There is no alternative

"There is no alternative" (TINA) was a slogan often used by the Conservative British prime minister Margaret Thatcher.[1]

A German political poster with the slogan "Es Gibt Keine Alternative" (1994)

The phrase was used to signify Thatcher's claim that the market economy is the only system that works, and that debate about this is over. One critic characterized the meaning of the slogan as "Globalised capitalism, so called free-markets and free trade were the best ways to build wealth, distribute services and grow a society's economy. Deregulation's good, if not God."[2] By contrast, Thatcher described her support of markets as flowing from a more basic moral argument. Specifically, she argued that the market-principle of choice flows from the moral principle that for human behavior to be moral requires free-choice by people.[1]

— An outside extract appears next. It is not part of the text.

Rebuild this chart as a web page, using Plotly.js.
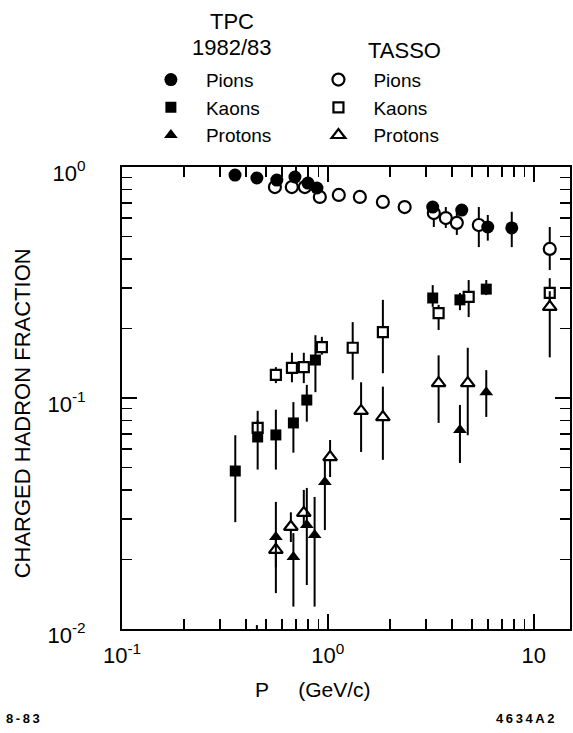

Historically, the phrase may be traced to its emphatic use by the 19th-century classical liberal thinker Herbert Spencer in his Social Statics.[3] Opponents of the principle used it in a derisory manner. For instance, cabinet minister Norman St John-Stevas, one of the leading "wets", nicknamed Thatcher "Tina".

In recent years, the phrase has been widely used in the financial markets. Strategist Jason Trennert, Chairman of Strategas, was the first to popularize the term among the investment community in an op-ed in The Wall Street Journal in April 2013. In it, he suggested that stocks were the only alternative for institutional investors needing a certain return in a world of perpetually low interest rates and financial repression.

Angela Merkel's use of the term alternativlos (literally "alternative-less"; without alternative) in relation to her responses to the European sovereign-debt crisis in 2010 led to the term becoming Un-word of the year.

See also

References

  1. Berlinski, Claire (8 November 2011). There Is No Alternative: Why Margaret Thatcher Matters (2nd ed.). Basic Books. ISBN 978-0465031214.
  2. Flanders, Laura (April 12, 2013). "At Thatcher's Funeral, Bury TINA, Too". The Nation. Retrieved 8 February 2016.
  3. Spencer, Herbert (1851). Social Statics. John Chapman. pp. 42, 307.